Task objective. Every entry below must be repeated exactly; skip the pictures.

Dataset.
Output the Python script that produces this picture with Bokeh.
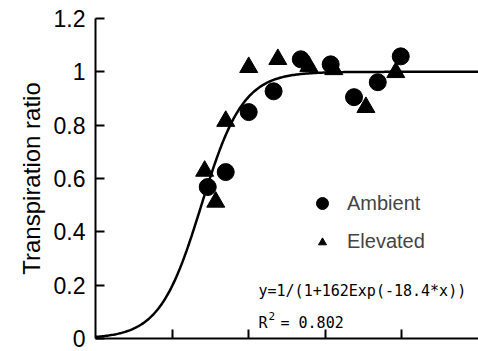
import numpy as np
from bokeh.plotting import figure
from bokeh.models import Range1d, FixedTicker, Legend, LegendItem, Label
from bokeh.embed import file_html
from bokeh.resources import INLINE

# Data
amb_x = [0.293, 0.340, 0.400, 0.465, 0.536, 0.614, 0.675, 0.737, 0.797]
amb_y = [0.568, 0.624, 0.849, 0.927, 1.047, 1.028, 0.905, 0.961, 1.058]
elv_x = [0.285, 0.314, 0.340, 0.400, 0.476, 0.557, 0.622, 0.706, 0.784]
elv_y = [0.628, 0.512, 0.815, 1.017, 1.047, 1.021, 1.009, 0.867, 0.998]

# Fitted model shown in the chart: y = 1/(1 + A*exp(-B*x))
fit_A = 162.0
fit_B = 18.4
eq_text = "y=1/(1+162Exp(-18.4*x))"
r2_value = "= 0.802"

y_ticks = [0, 0.2, 0.4, 0.6, 0.8, 1.0, 1.2]
y_labels = {0: "0", 0.2: "0.2", 0.4: "0.4", 0.6: "0.6", 0.8: "0.8", 1.0: "1", 1.2: "1.2"}
x_ticks = [0.2, 0.4, 0.6, 0.8]

p = figure(width=478, height=351, output_backend="svg", toolbar_location=None,
           x_range=Range1d(0, 1.0), y_range=Range1d(0, 1.2),
           min_border_left=95, min_border_right=0, min_border_top=18, min_border_bottom=13)
p.outline_line_color = None
p.grid.visible = False
p.background_fill_color = "white"

FONT = "Liberation Sans"
MONO = "DejaVu Sans Mono"

# axes
for ax in (p.xaxis[0], p.yaxis[0]):
    ax.axis_line_width = 2
    ax.axis_line_color = "black"
    ax.major_tick_in = 9
    ax.major_tick_out = 0
    ax.major_tick_line_width = 2
    ax.major_tick_line_color = "black"
    ax.minor_tick_line_color = None

p.xaxis.ticker = FixedTicker(ticks=x_ticks)
p.xaxis.major_label_text_font_size = "0px"
p.xaxis.major_label_text_alpha = 0

p.yaxis.ticker = FixedTicker(ticks=y_ticks)
p.yaxis.major_label_overrides = y_labels
p.yaxis.major_label_text_font = FONT
p.yaxis.major_label_text_font_size = "23px"
p.yaxis.major_label_text_color = "black"
p.yaxis.major_label_standoff = 10
p.yaxis.axis_label = "Transpiration ratio"
p.yaxis.axis_label_text_font = FONT
p.yaxis.axis_label_text_font_size = "24px"
p.yaxis.axis_label_text_font_style = "normal"
p.yaxis.axis_label_text_color = "black"
p.yaxis.axis_label_standoff = 6

# fitted curve
xs = np.linspace(0, 1.0, 300)
ys = 1.0 / (1.0 + fit_A * np.exp(-fit_B * xs))
p.line(xs, ys, line_color="black", line_width=2.5)

# points
r_amb = p.scatter(amb_x, amb_y, marker="circle", size=17, fill_color="black", line_color="black")
r_elv = p.scatter(elv_x, elv_y, marker="triangle", size=18, fill_color="black", line_color="black")

leg1 = Legend(items=[LegendItem(label="Ambient", renderers=[r_amb])],
              location=(212, 120), glyph_width=30, glyph_height=30,
              padding=0, margin=0, spacing=0, label_standoff=10,
              border_line_alpha=0, background_fill_alpha=0,
              label_text_font=FONT, label_text_font_size="20px", label_height=30)
leg2 = Legend(items=[LegendItem(label="Elevated", renderers=[r_elv])],
              location=(217, 85), glyph_width=20, glyph_height=20,
              padding=0, margin=0, spacing=0, label_standoff=15,
              border_line_alpha=0, background_fill_alpha=0,
              label_text_font=FONT, label_text_font_size="20px", label_height=20)
p.add_layout(leg1, "center")
p.add_layout(leg2, "center")

p.add_layout(Label(x=163, y=48, x_units="screen", y_units="screen", text=eq_text,
                   text_font=MONO, text_font_size="15px", text_baseline="middle",
                   text_color="black"))
p.add_layout(Label(x=163, y=16, x_units="screen", y_units="screen", text="R",
                   text_font=MONO, text_font_size="15px", text_baseline="middle",
                   text_color="black"))
p.add_layout(Label(x=173, y=23, x_units="screen", y_units="screen", text="2",
                   text_font=MONO, text_font_size="11px", text_baseline="middle",
                   text_color="black"))
p.add_layout(Label(x=185, y=16, x_units="screen", y_units="screen", text=r2_value,
                   text_font=MONO, text_font_size="15px", text_baseline="middle",
                   text_color="black"))

open("out.html", "w").write(file_html(p, INLINE))
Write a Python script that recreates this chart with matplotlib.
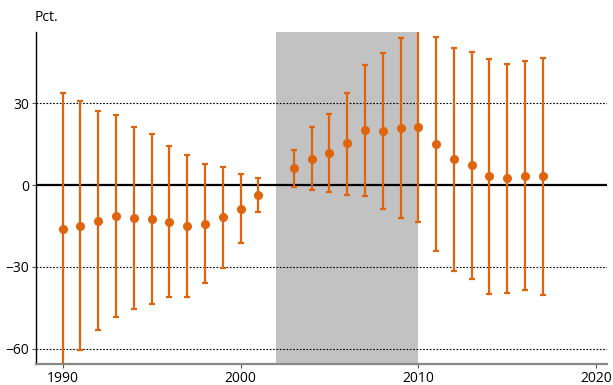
import matplotlib
matplotlib.use("Agg")
import matplotlib.pyplot as plt
import numpy as np

years = [1990, 1991, 1992, 1993, 1994, 1995, 1996, 1997, 1998, 1999, 2000, 2001,
         2003, 2004, 2005, 2006, 2007, 2008, 2009, 2010, 2011, 2012, 2013, 2014,
         2015, 2016, 2017]
central = [-16.0, -15.0, -13.1, -11.2, -12.2, -12.4, -13.4, -15.1, -14.2, -11.8, -8.7, -3.8,
           6.1, 9.6, 11.6, 15.2, 20.0, 19.8, 20.9, 21.3, 15.0, 9.4, 7.2, 3.2,
           2.4, 3.3, 3.2]
upper = [33.8, 30.7, 27.2, 25.6, 21.2, 18.5, 14.1, 10.9, 7.8, 6.7, 4.1, 2.6,
         12.8, 21.3, 26.0, 33.8, 44.0, 48.4, 53.9, 57.5, 54.2, 50.1, 48.8, 46.0,
         44.4, 45.4, 46.5]
lower = [-68.0, -60.5, -53.1, -48.2, -45.4, -43.4, -41.0, -41.1, -35.9, -30.4, -21.3, -10.0,
         -0.6, -1.8, -2.7, -3.5, -4.1, -8.9, -12.2, -13.5, -24.0, -31.3, -34.4, -39.9,
         -39.5, -38.5, -40.2]
shade_start, shade_end = 2002, 2010
yticks = [-60, -30, 0, 30]
xticks = [1990, 2000, 2010, 2020]

orange = "#E0640C"

plt.rcParams['font.family'] = ['Open Sans', 'DejaVu Sans']
fig = plt.figure(figsize=(6.13, 3.85), dpi=100)
ax = fig.add_axes([0.0587, 0.0545, 0.9313, 0.8625])

ax.axvspan(shade_start, shade_end, color="#C2C2C2", lw=0, zorder=0)
for yv in [-60, -30, 30]:
    ax.axhline(yv, color="black", lw=0.8, ls=(0, (1.5, 1.5)), zorder=1)
ax.axhline(0, color="black", lw=1.6, zorder=2)

c = np.array(central)
yerr = np.vstack([c - np.array(lower), np.array(upper) - c])
ax.errorbar(years, central, yerr=yerr, fmt="o", color=orange, ecolor=orange,
            markersize=5.5, elinewidth=1.6, capsize=2, capthick=1.6, zorder=3)

ax.set_xlim(1988.5, 2020.6)
ax.set_ylim(-65.5, 56)
ax.set_xticks(xticks)
ax.set_yticks(yticks)
ax.tick_params(axis="both", labelsize=10, length=3, width=0.8, color="#555555", pad=2)
for s in ["top", "right"]:
    ax.spines[s].set_visible(False)
ax.spines["left"].set_color("black")
ax.spines["left"].set_linewidth(1.0)
ax.spines["bottom"].set_color("#888888")
ax.spines["bottom"].set_linewidth(1.6)

fig.text(0.057, 0.955, "Pct.", fontsize=10, ha="left", va="center")

fig.savefig("out.png", dpi=100)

Answer below.
Output the Python script that produces this picture with Bokeh.
import numpy as np
from bokeh.plotting import figure
from bokeh.models import Range1d, FixedTicker, Legend, LegendItem, Label
from bokeh.embed import file_html
from bokeh.resources import INLINE

# Data
amb_x = [0.293, 0.340, 0.400, 0.465, 0.536, 0.614, 0.675, 0.737, 0.797]
amb_y = [0.568, 0.624, 0.849, 0.927, 1.047, 1.028, 0.905, 0.961, 1.058]
elv_x = [0.285, 0.314, 0.340, 0.400, 0.476, 0.557, 0.622, 0.706, 0.784]
elv_y = [0.628, 0.512, 0.815, 1.017, 1.047, 1.021, 1.009, 0.867, 0.998]

# Fitted model shown in the chart: y = 1/(1 + A*exp(-B*x))
fit_A = 162.0
fit_B = 18.4
eq_text = "y=1/(1+162Exp(-18.4*x))"
r2_value = "= 0.802"

y_ticks = [0, 0.2, 0.4, 0.6, 0.8, 1.0, 1.2]
y_labels = {0: "0", 0.2: "0.2", 0.4: "0.4", 0.6: "0.6", 0.8: "0.8", 1.0: "1", 1.2: "1.2"}
x_ticks = [0.2, 0.4, 0.6, 0.8]

p = figure(width=478, height=351, output_backend="svg", toolbar_location=None,
           x_range=Range1d(0, 1.0), y_range=Range1d(0, 1.2),
           min_border_left=95, min_border_right=0, min_border_top=18, min_border_bottom=13)
p.outline_line_color = None
p.grid.visible = False
p.background_fill_color = "white"

FONT = "Liberation Sans"
MONO = "DejaVu Sans Mono"

# axes
for ax in (p.xaxis[0], p.yaxis[0]):
    ax.axis_line_width = 2
    ax.axis_line_color = "black"
    ax.major_tick_in = 9
    ax.major_tick_out = 0
    ax.major_tick_line_width = 2
    ax.major_tick_line_color = "black"
    ax.minor_tick_line_color = None

p.xaxis.ticker = FixedTicker(ticks=x_ticks)
p.xaxis.major_label_text_font_size = "0px"
p.xaxis.major_label_text_alpha = 0

p.yaxis.ticker = FixedTicker(ticks=y_ticks)
p.yaxis.major_label_overrides = y_labels
p.yaxis.major_label_text_font = FONT
p.yaxis.major_label_text_font_size = "23px"
p.yaxis.major_label_text_color = "black"
p.yaxis.major_label_standoff = 10
p.yaxis.axis_label = "Transpiration ratio"
p.yaxis.axis_label_text_font = FONT
p.yaxis.axis_label_text_font_size = "24px"
p.yaxis.axis_label_text_font_style = "normal"
p.yaxis.axis_label_text_color = "black"
p.yaxis.axis_label_standoff = 6

# fitted curve
xs = np.linspace(0, 1.0, 300)
ys = 1.0 / (1.0 + fit_A * np.exp(-fit_B * xs))
p.line(xs, ys, line_color="black", line_width=2.5)

# points
r_amb = p.scatter(amb_x, amb_y, marker="circle", size=17, fill_color="black", line_color="black")
r_elv = p.scatter(elv_x, elv_y, marker="triangle", size=18, fill_color="black", line_color="black")

leg1 = Legend(items=[LegendItem(label="Ambient", renderers=[r_amb])],
              location=(212, 120), glyph_width=30, glyph_height=30,
              padding=0, margin=0, spacing=0, label_standoff=10,
              border_line_alpha=0, background_fill_alpha=0,
              label_text_font=FONT, label_text_font_size="20px", label_height=30)
leg2 = Legend(items=[LegendItem(label="Elevated", renderers=[r_elv])],
              location=(217, 85), glyph_width=20, glyph_height=20,
              padding=0, margin=0, spacing=0, label_standoff=15,
              border_line_alpha=0, background_fill_alpha=0,
              label_text_font=FONT, label_text_font_size="20px", label_height=20)
p.add_layout(leg1, "center")
p.add_layout(leg2, "center")

p.add_layout(Label(x=163, y=48, x_units="screen", y_units="screen", text=eq_text,
                   text_font=MONO, text_font_size="15px", text_baseline="middle",
                   text_color="black"))
p.add_layout(Label(x=163, y=16, x_units="screen", y_units="screen", text="R",
                   text_font=MONO, text_font_size="15px", text_baseline="middle",
                   text_color="black"))
p.add_layout(Label(x=173, y=23, x_units="screen", y_units="screen", text="2",
                   text_font=MONO, text_font_size="11px", text_baseline="middle",
                   text_color="black"))
p.add_layout(Label(x=185, y=16, x_units="screen", y_units="screen", text=r2_value,
                   text_font=MONO, text_font_size="15px", text_baseline="middle",
                   text_color="black"))

open("out.html", "w").write(file_html(p, INLINE))
Write a Python script that recreates this chart with matplotlib.
import matplotlib
matplotlib.use("Agg")
import matplotlib.pyplot as plt
import numpy as np

years = [1990, 1991, 1992, 1993, 1994, 1995, 1996, 1997, 1998, 1999, 2000, 2001,
         2003, 2004, 2005, 2006, 2007, 2008, 2009, 2010, 2011, 2012, 2013, 2014,
         2015, 2016, 2017]
central = [-16.0, -15.0, -13.1, -11.2, -12.2, -12.4, -13.4, -15.1, -14.2, -11.8, -8.7, -3.8,
           6.1, 9.6, 11.6, 15.2, 20.0, 19.8, 20.9, 21.3, 15.0, 9.4, 7.2, 3.2,
           2.4, 3.3, 3.2]
upper = [33.8, 30.7, 27.2, 25.6, 21.2, 18.5, 14.1, 10.9, 7.8, 6.7, 4.1, 2.6,
         12.8, 21.3, 26.0, 33.8, 44.0, 48.4, 53.9, 57.5, 54.2, 50.1, 48.8, 46.0,
         44.4, 45.4, 46.5]
lower = [-68.0, -60.5, -53.1, -48.2, -45.4, -43.4, -41.0, -41.1, -35.9, -30.4, -21.3, -10.0,
         -0.6, -1.8, -2.7, -3.5, -4.1, -8.9, -12.2, -13.5, -24.0, -31.3, -34.4, -39.9,
         -39.5, -38.5, -40.2]
shade_start, shade_end = 2002, 2010
yticks = [-60, -30, 0, 30]
xticks = [1990, 2000, 2010, 2020]

orange = "#E0640C"

plt.rcParams['font.family'] = ['Open Sans', 'DejaVu Sans']
fig = plt.figure(figsize=(6.13, 3.85), dpi=100)
ax = fig.add_axes([0.0587, 0.0545, 0.9313, 0.8625])

ax.axvspan(shade_start, shade_end, color="#C2C2C2", lw=0, zorder=0)
for yv in [-60, -30, 30]:
    ax.axhline(yv, color="black", lw=0.8, ls=(0, (1.5, 1.5)), zorder=1)
ax.axhline(0, color="black", lw=1.6, zorder=2)

c = np.array(central)
yerr = np.vstack([c - np.array(lower), np.array(upper) - c])
ax.errorbar(years, central, yerr=yerr, fmt="o", color=orange, ecolor=orange,
            markersize=5.5, elinewidth=1.6, capsize=2, capthick=1.6, zorder=3)

ax.set_xlim(1988.5, 2020.6)
ax.set_ylim(-65.5, 56)
ax.set_xticks(xticks)
ax.set_yticks(yticks)
ax.tick_params(axis="both", labelsize=10, length=3, width=0.8, color="#555555", pad=2)
for s in ["top", "right"]:
    ax.spines[s].set_visible(False)
ax.spines["left"].set_color("black")
ax.spines["left"].set_linewidth(1.0)
ax.spines["bottom"].set_color("#888888")
ax.spines["bottom"].set_linewidth(1.6)

fig.text(0.057, 0.955, "Pct.", fontsize=10, ha="left", va="center")

fig.savefig("out.png", dpi=100)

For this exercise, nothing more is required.